## What the task requires
Retype the lines beneath this one, from the first through the line containing "plt.rcParams['font.family'] = ['Lato', 'DejaVu". Pictures are left out.

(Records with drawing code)
------------------------
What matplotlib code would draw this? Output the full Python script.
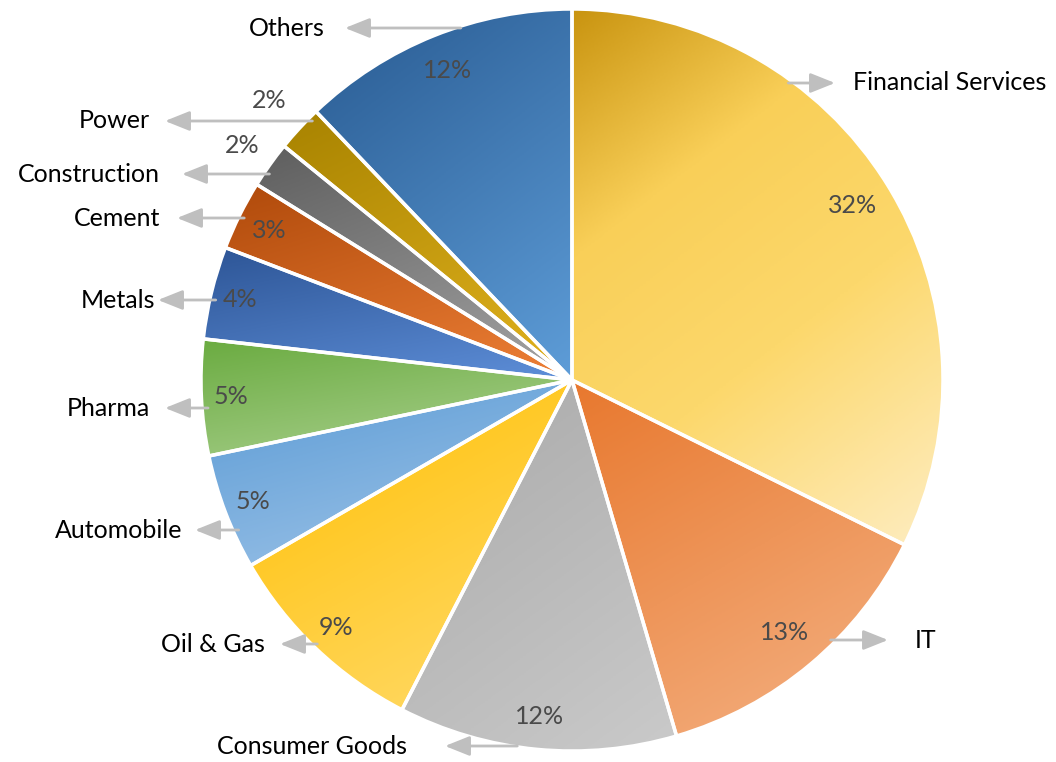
import numpy as np
import matplotlib
matplotlib.use("Agg")
import matplotlib.pyplot as plt
from matplotlib.colors import LinearSegmentedColormap

plt.rcParams['font.family'] = ['Lato', 'DejaVu Sans']

# data (clockwise from 12 o'clock)
sectors = ["Financial Services", "IT", "Consumer Goods", "Oil & Gas", "Automobile",
           "Pharma", "Metals", "Cement", "Construction", "Power", "Others"]
shares = [32, 13, 12, 9, 5, 5, 4, 3, 2, 2, 12]
pct_labels = ["32%", "13%", "12%", "9%", "5%", "5%", "4%", "3%", "2%", "2%", "12%"]

# gradient colours per slice: top-left/dark -> bottom-right/light
grad_colors = [
    [(0, "#C99410"), (0.3, "#F9CF58"), (0.6, "#FCD86C"), (1, "#FEEDC2")],
    ["#E8782E", "#F4B284"],
    ["#A9A9A9", "#CACACA"],
    ["#FFBF00", "#FFDB6E"],
    ["#5B9BD5", "#A2C6E9"],
    ["#6AAB40", "#ADD292"],
    ["#2D5596", "#5E8FD9"],
    ["#B04A0B", "#EE8037"],
    ["#5E5E5E", "#A5A5A5"],
    ["#A88300", "#E2B31F"],
    ["#285A91", "#5E9DD8"],
]

# layout in pixels (y from top)
W, H = 1056, 762
cx, cy, R = 572, 380, 371
label_xy = [(853, 83), (915, 640), (407, 746), (265, 644), (182, 530),
            (150, 408), (155, 300), (160, 218), (160, 174), (150, 121), (325, 28)]
arrow_tip_x = [835, 888, 445, 280, 195, 165, 158, 177, 182, 165, 345]
pct_dist = [0.89, 0.89, 0.91, 0.92, 0.92, 0.92, 0.92, 0.91, 1.09, 1.11, 0.90]

fig = plt.figure(figsize=(W / 100, H / 100), dpi=100)
ax = fig.add_axes([0, 0, 1, 1])

center = (cx, H - cy)
wedges, _ = ax.pie(shares, radius=R, center=center, startangle=90, counterclock=False,
                   frame=True, wedgeprops=dict(facecolor="none", edgecolor="white",
                                               linewidth=2.5, zorder=3))

for w, cols in zip(wedges, grad_colors):
    verts = w.get_path().vertices
    x0, y0 = verts.min(axis=0)
    x1, y1 = verts.max(axis=0)
    cmap = LinearSegmentedColormap.from_list("g", cols)
    yy, xx = np.mgrid[0:1:200j, 0:1:200j]
    # diagonal, mostly top-to-bottom
    t = 0.65 * yy + 0.35 * xx
    im = ax.imshow(t, cmap=cmap, extent=(x0, x1, y0, y1), origin="upper",
                   aspect="auto", zorder=1, interpolation="bilinear", vmin=0, vmax=1)
    im.set_clip_path(w)

ax.set_xlim(0, W)
ax.set_ylim(0, H)
ax.axis("off")

# percent labels
for w, txt, d in zip(wedges, pct_labels, pct_dist):
    mid = np.deg2rad((w.theta1 + w.theta2) / 2)
    ax.text(cx + d * R * np.cos(mid), H - cy + d * R * np.sin(mid), txt,
            ha="center", va="center", fontsize=18, color="#4A4A4A", zorder=5)

# category labels with arrows
for i, name in enumerate(sectors):
    lx, ly = label_xy[i]
    dy = cy - ly
    dx = np.sqrt(max(R ** 2 - dy ** 2, 0))
    right = lx > cx
    start_x = cx + dx - 6 if right else cx - dx + 6
    ax.annotate("", xy=(arrow_tip_x[i], H - ly), xytext=(start_x, H - ly),
                arrowprops=dict(arrowstyle="-|>,head_length=1.5,head_width=0.6",
                                color="#BFBFBF", lw=2, shrinkA=0, shrinkB=0),
                zorder=6)
    ax.text(lx, H - ly, name, ha="left" if right else "right", va="center",
            fontsize=18, color="black", zorder=6)

fig.savefig("out.png", dpi=100, facecolor="white")
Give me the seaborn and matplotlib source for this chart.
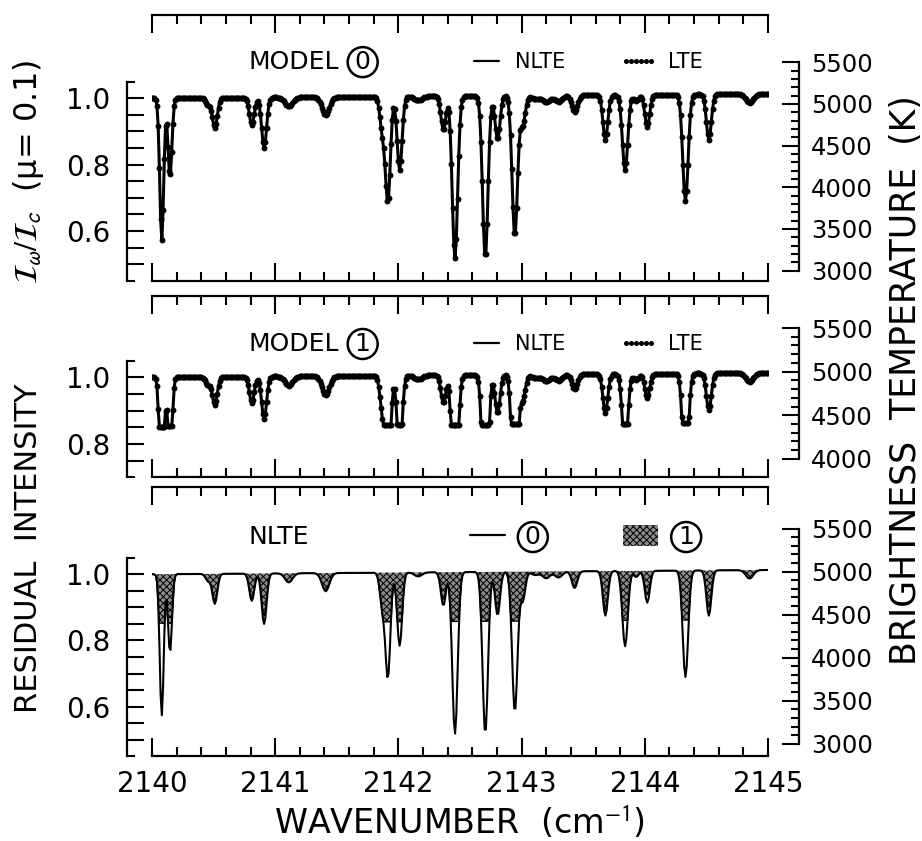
import numpy as np
import pandas as pd
import matplotlib
matplotlib.use("Agg")
import matplotlib.pyplot as plt
import seaborn as sns
from matplotlib.lines import Line2D
from matplotlib.patches import Patch
from matplotlib.ticker import MultipleLocator, FixedLocator, FixedFormatter

# ---------------- data ----------------
line_center = [2140.079, 2140.146, 2140.455, 2140.510, 2140.810, 2140.910, 2141.110, 2141.410,
               2141.870, 2141.915, 2142.010, 2142.160, 2142.365, 2142.459, 2142.705, 2142.805,
               2142.945, 2143.010, 2143.110, 2143.200, 2143.300, 2143.430, 2143.680, 2143.840,
               2143.930, 2144.020, 2144.330, 2144.520, 2144.850]
depth_model0 = [0.427, 0.236, 0.020, 0.090, 0.082, 0.152, 0.027, 0.053,
                0.100, 0.310, 0.220, 0.012, 0.100, 0.485, 0.485, 0.130,
                0.420, 0.085, 0.010, 0.020, 0.018, 0.050, 0.133, 0.225,
                0.018, 0.095, 0.318, 0.135, 0.025]
depth_model1 = [0.500, 0.300, 0.023, 0.083, 0.078, 0.128, 0.028, 0.056,
                0.100, 0.360, 0.240, 0.012, 0.083, 0.500, 0.500, 0.115,
                0.450, 0.072, 0.010, 0.020, 0.018, 0.045, 0.115, 0.230,
                0.018, 0.072, 0.330, 0.110, 0.025]
line_sigma = [0.016, 0.016, 0.020, 0.020, 0.020, 0.020, 0.030, 0.030,
              0.020, 0.020, 0.020, 0.030, 0.020, 0.022, 0.022, 0.020,
              0.022, 0.020, 0.030, 0.030, 0.030, 0.022, 0.020, 0.022,
              0.020, 0.020, 0.022, 0.020, 0.030]
continuum_wn = [2140.0, 2145.0]
continuum_level = [1.000, 1.013]
saturation_model1 = 0.852
wn_range = [2139.98, 2145.0]
wn_step = 0.01

# ---------------- build spectra ----------------
wn = np.round(np.arange(wn_range[0], wn_range[1] + 1e-9, wn_step), 3)
cont = np.interp(wn, continuum_wn, continuum_level)
c = np.array(line_center)[:, None]
s = np.array(line_sigma)[:, None]
prof = np.exp(-0.5 * ((wn[None, :] - c) / s) ** 2)
model0 = cont * (1 - (np.array(depth_model0)[:, None] * prof).sum(0))
model1 = cont * np.maximum(1 - (np.array(depth_model1)[:, None] * prof).sum(0), saturation_model1)
df = pd.DataFrame({"wn": wn, "m0": model0, "m1": model1, "cont": cont})

# ---------------- style ----------------
sns.set_theme(style="ticks")
plt.rcParams['font.family'] = ['DejaVu Sans', 'Noto Sans CJK JP']
plt.rcParams['mathtext.fontset'] = 'stixsans'
plt.rcParams['hatch.linewidth'] = 0.7
for key in ['axes.edgecolor', 'xtick.color', 'ytick.color', 'text.color', 'axes.labelcolor']:
    plt.rcParams[key] = 'black'

W, H = 922, 841
fig = plt.figure(figsize=(W / 100, H / 100), dpi=100)


def add_ax(top_px, bot_px):
    return fig.add_axes([152 / W, 1 - bot_px / H, 616 / W, (bot_px - top_px) / H])


def style(ax, ylim, lbound_lo, tcal, tbounds, show_xlabels):
    ax.set_xlim(2140, 2145)
    ax.set_ylim(*ylim)
    for sp in ['top', 'bottom']:
        ax.spines[sp].set_linewidth(1.6)
        ax.spines[sp].set_color('black')
    ax.spines['right'].set_visible(False)
    ax.spines['left'].set_position(('outward', 18))
    ax.spines['left'].set_bounds(lbound_lo, 1.05)
    ax.spines['left'].set_linewidth(1.6)
    ax.xaxis.set_major_locator(MultipleLocator(1))
    ax.xaxis.set_minor_locator(MultipleLocator(0.2))
    ax.tick_params(axis='x', which='both', direction='in', top=True, bottom=True,
                   width=1.5, labelbottom=show_xlabels, labelsize=20, pad=10)
    ax.tick_params(axis='x', which='major', length=13)
    ax.tick_params(axis='x', which='minor', length=6.5)
    major = np.round(np.arange(lbound_lo + 0.05, 1.0001, 0.05), 2)
    labels = [f"{v:.1f}" if np.isclose(v, [0.6, 0.8, 1.0]).any() else "" for v in major]
    ax.yaxis.set_major_locator(FixedLocator(major))
    ax.yaxis.set_major_formatter(FixedFormatter(labels))
    ax.yaxis.set_minor_locator(FixedLocator([lbound_lo, 1.05]))
    ax.tick_params(axis='y', which='both', direction='in', left=True, right=False,
                   width=1.5, labelsize=20, pad=12)
    ax.tick_params(axis='y', which='major', length=12)
    ax.tick_params(axis='y', which='minor', length=6)
    # brightness temperature twin axis
    i5000, k = tcal
    ax2 = ax.twinx()
    ax2.set_ylim(5000 + (ylim[0] - i5000) / k, 5000 + (ylim[1] - i5000) / k)
    for sp in ['top', 'bottom', 'left']:
        ax2.spines[sp].set_visible(False)
    ax2.spines['right'].set_position(('outward', 22))
    ax2.spines['right'].set_bounds(*tbounds)
    ax2.spines['right'].set_linewidth(1.6)
    ax2.spines['right'].set_color('black')
    ax2.yaxis.set_major_locator(FixedLocator(np.arange(tbounds[0], tbounds[1] + 1, 500)))
    ax2.yaxis.set_minor_locator(FixedLocator(np.arange(tbounds[0], tbounds[1] + 1, 100)))
    ax2.tick_params(axis='y', which='both', direction='in', right=True, left=False,
                    width=1.5, labelsize=17.5, pad=9)
    ax2.tick_params(axis='y', which='major', length=12)
    ax2.tick_params(axis='y', which='minor', length=6)
    ax2.grid(False)
    ax.grid(False)
    return ax2


circle_box = dict(boxstyle='circle,pad=0.12', fc='none', ec='black', lw=1.8)
stipple = dict(facecolor='#8c8c8c', edgecolor='black', hatch='xxxxx')

# ---------------- panel 1 : model 0 ----------------
ax1 = add_ax(15.3, 280.9)
style(ax1, (0.45, 1.25), 0.45, (0.983, 0.000251), (3000, 5500), False)
sns.lineplot(data=df, x="wn", y="m0", ax=ax1, color='black', lw=2.2, estimator=None, sort=False)
sns.scatterplot(data=df, x="wn", y="m0", ax=ax1, color='black', s=18, linewidth=0)
ax1.text(2140.78, 1.109, "MODEL", fontsize=18, va='center', ha='left')
ax1.text(2141.71, 1.109, "0", fontsize=18, va='center', ha='center', bbox=circle_box)

# ---------------- panel 2 : model 1 ----------------
ax2 = add_ax(295.7, 477.2)
style(ax2, (0.70, 1.245), 0.70, (1.017, 0.000262), (4000, 5500), False)
sns.lineplot(data=df, x="wn", y="m1", ax=ax2, color='black', lw=2.2, estimator=None, sort=False)
sns.scatterplot(data=df, x="wn", y="m1", ax=ax2, color='black', s=18, linewidth=0)
ax2.text(2140.78, 1.10, "MODEL", fontsize=18, va='center', ha='left')
ax2.text(2141.71, 1.10, "1", fontsize=18, va='center', ha='center', bbox=circle_box)

for ax, yfrac in [(ax1, 0.824), (ax2, 0.734)]:
    handles = [Line2D([0], [0], color='black', lw=1.6),
               Line2D([0], [0], ls='none', marker='o', ms=2.6, color='black')]
    ax.legend(handles, ['NLTE', 'LTE'], ncol=2, loc='center left', bbox_to_anchor=(0.512, yfrac),
              frameon=False, fontsize=15, numpoints=6, handlelength=1.8, handletextpad=0.5,
              columnspacing=2.6, borderpad=0, borderaxespad=0)

# ---------------- panel 3 : NLTE comparison ----------------
ax3 = add_ax(486.6, 756.3)
style(ax3, (0.45, 1.265), 0.45, (1.008, 0.00026), (3000, 5500), True)
ax3.fill_between(df["wn"], df["m1"], df["cont"], linewidth=0, **stipple)
sns.lineplot(data=df, x="wn", y="m1", ax=ax3, color='black', lw=0.9, estimator=None, sort=False)
sns.lineplot(data=df, x="wn", y="m0", ax=ax3, color='black', lw=1.5, estimator=None, sort=False)
ax3.text(2140.78, 1.113, "NLTE", fontsize=18, va='center', ha='left')
handles = [Line2D([0], [0], color='black', lw=1.6),
           Patch(lw=0, **stipple)]
leg = ax3.legend(handles, ['0', '1'], ncol=2, loc='center left', bbox_to_anchor=(0.516, 0.813),
                 frameon=False, fontsize=18, handlelength=1.4, handletextpad=0.8,
                 columnspacing=3.3, borderpad=0, borderaxespad=0, handleheight=0.9)
for t in leg.get_texts():
    t.set_bbox(circle_box)

for ax in (ax1, ax2, ax3):
    ax.set_ylabel("")
    ax.set_xlabel("")
ax3.set_xlabel("WAVENUMBER  (cm$^{-1}$)", fontsize=24, labelpad=5)

# ---------------- axis titles ----------------
fig.text(0.031, 1 - 548 / H, "RESIDUAL  INTENSITY", rotation=90, fontsize=22,
         ha='center', va='center')
fig.text(0.031, 1 - 172 / H, r"$\mathcal{I}_{\omega}/\mathcal{I}_{c}$  (μ= 0.1)", rotation=90,
         fontsize=23, ha='center', va='center')
fig.text(0.983, 1 - 380 / H, "BRIGHTNESS  TEMPERATURE  (K)", rotation=90, fontsize=25,
         ha='center', va='center')

fig.savefig("out.png", dpi=100)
------------------------
## Solution
What matplotlib code would draw this? Output the full Python script.
import numpy as np
import matplotlib
matplotlib.use("Agg")
import matplotlib.pyplot as plt
from matplotlib.colors import LinearSegmentedColormap

plt.rcParams['font.family'] = ['Lato', 'DejaVu Sans']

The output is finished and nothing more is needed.